When he was at junior school the teacher (obviously requiring an hour or two's respite) asked the class to sit and add up all the numbers from 1 to 100. 1 +2 +3 + 4 etc.

He was mortified to glance up and see young Gauss with his hand aloft 25 seconds later to declare that he'd finished and the answer was 5,050.

Gauss's mathematical brain had spotted a pattern in the task that meant the answer could be determined by a single multiplication rather than 100 additions.

I'd be interested to know if anyone can spot the short-cut without referring to Mr Google. The answer will be shown in the first comment so it's not a competition.

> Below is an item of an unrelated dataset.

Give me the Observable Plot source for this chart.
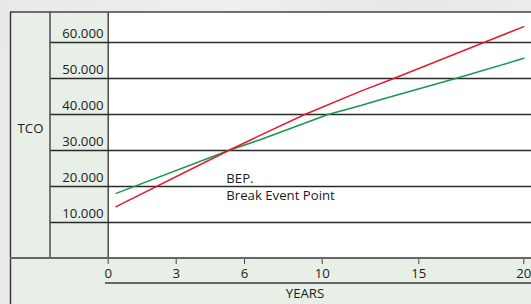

So just settle down with your excercise books and keep quiet at the back there.....

## 9 comments:

OK class, here's the answer.

Imagine all the numbers from 1 to 100 and keep taking the first and last together as pairs and add them. You'll end up with:

100+1, 99+2, 98+3 etc down to 51+50.

This gives you 50 pairs, all with the same total of 101.

50x101 = 5050.

Simples!

Very clever. I wouldn't have got that in a million years. My brain just doesn't work that way :(

PS. HAHAHA - just noticed my "anti-spam word" is... brain. Something we've established, I don't have!

Well, dang! I was going to put the solution on line for a modest sum but you've cunningly forestalled me. I may have to consider suing for loss of earnings.

I thought it was 505 x 10.

Well beyond my capabilities, I shall put it to the two eldest offspring, they are A Level maths bods!

So efficient these Germans...

Dagnabbit! I didn't even understand the answer!!

Nutty: I thought your word was "Brian".

Christopher: Google must be a nightmare for teachers these days!

Dave: Lateral thinking as always.

Jon: I was doing some "bytesize" GCSE Maths on my iPhone this morning before I got up. I must get out more...

Macy: I believe it was a German Spice Biologist who made the trains run on Thyme.

Lesley: Like all creative arists you have a good excuse!

They must have taught us well in Kent because I can remember this from O level maths, and I only got a C. Apparently nowadays if you can actually manage to spell your name correctly and remember your house number by the time you're 15, you don't need to turn up for the exam.